__WHAT THE EXERCISE ASKS__: In this exercise, return the whole listing exactly, excluding any images.
▼
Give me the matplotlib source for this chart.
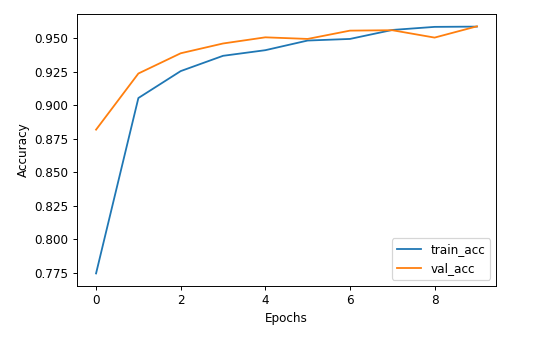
import matplotlib.pyplot as plt

epochs = list(range(10))
train_acc = [0.7745, 0.9054, 0.9255, 0.9369, 0.9411, 0.9483, 0.9495, 0.9562, 0.9585, 0.9587]
val_acc = [0.8818, 0.9237, 0.9388, 0.9461, 0.9507, 0.9495, 0.9557, 0.9560, 0.9505, 0.9589]

dpi = 86.4
fig = plt.figure(figsize=(533 / dpi, 337 / dpi), dpi=dpi)
ax = fig.add_axes([0.1445, 0.152, 0.786, 0.8065])
ax.plot(epochs, train_acc, label='train_acc')
ax.plot(epochs, val_acc, label='val_acc')
ax.set_xlabel('Epochs')
ax.set_ylabel('Accuracy')
ax.legend(loc='lower right')
fig.savefig('out.png', dpi=dpi)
▲
__RESULT BELOW__:
Give me the matplotlib source for this chart.
import matplotlib.pyplot as plt

epochs = list(range(10))
train_acc = [0.7745, 0.9054, 0.9255, 0.9369, 0.9411, 0.9483, 0.9495, 0.9562, 0.9585, 0.9587]
val_acc = [0.8818, 0.9237, 0.9388, 0.9461, 0.9507, 0.9495, 0.9557, 0.9560, 0.9505, 0.9589]

dpi = 86.4
fig = plt.figure(figsize=(533 / dpi, 337 / dpi), dpi=dpi)
ax = fig.add_axes([0.1445, 0.152, 0.786, 0.8065])
ax.plot(epochs, train_acc, label='train_acc')
ax.plot(epochs, val_acc, label='val_acc')
ax.set_xlabel('Epochs')
ax.set_ylabel('Accuracy')
ax.legend(loc='lower right')
fig.savefig('out.png', dpi=dpi)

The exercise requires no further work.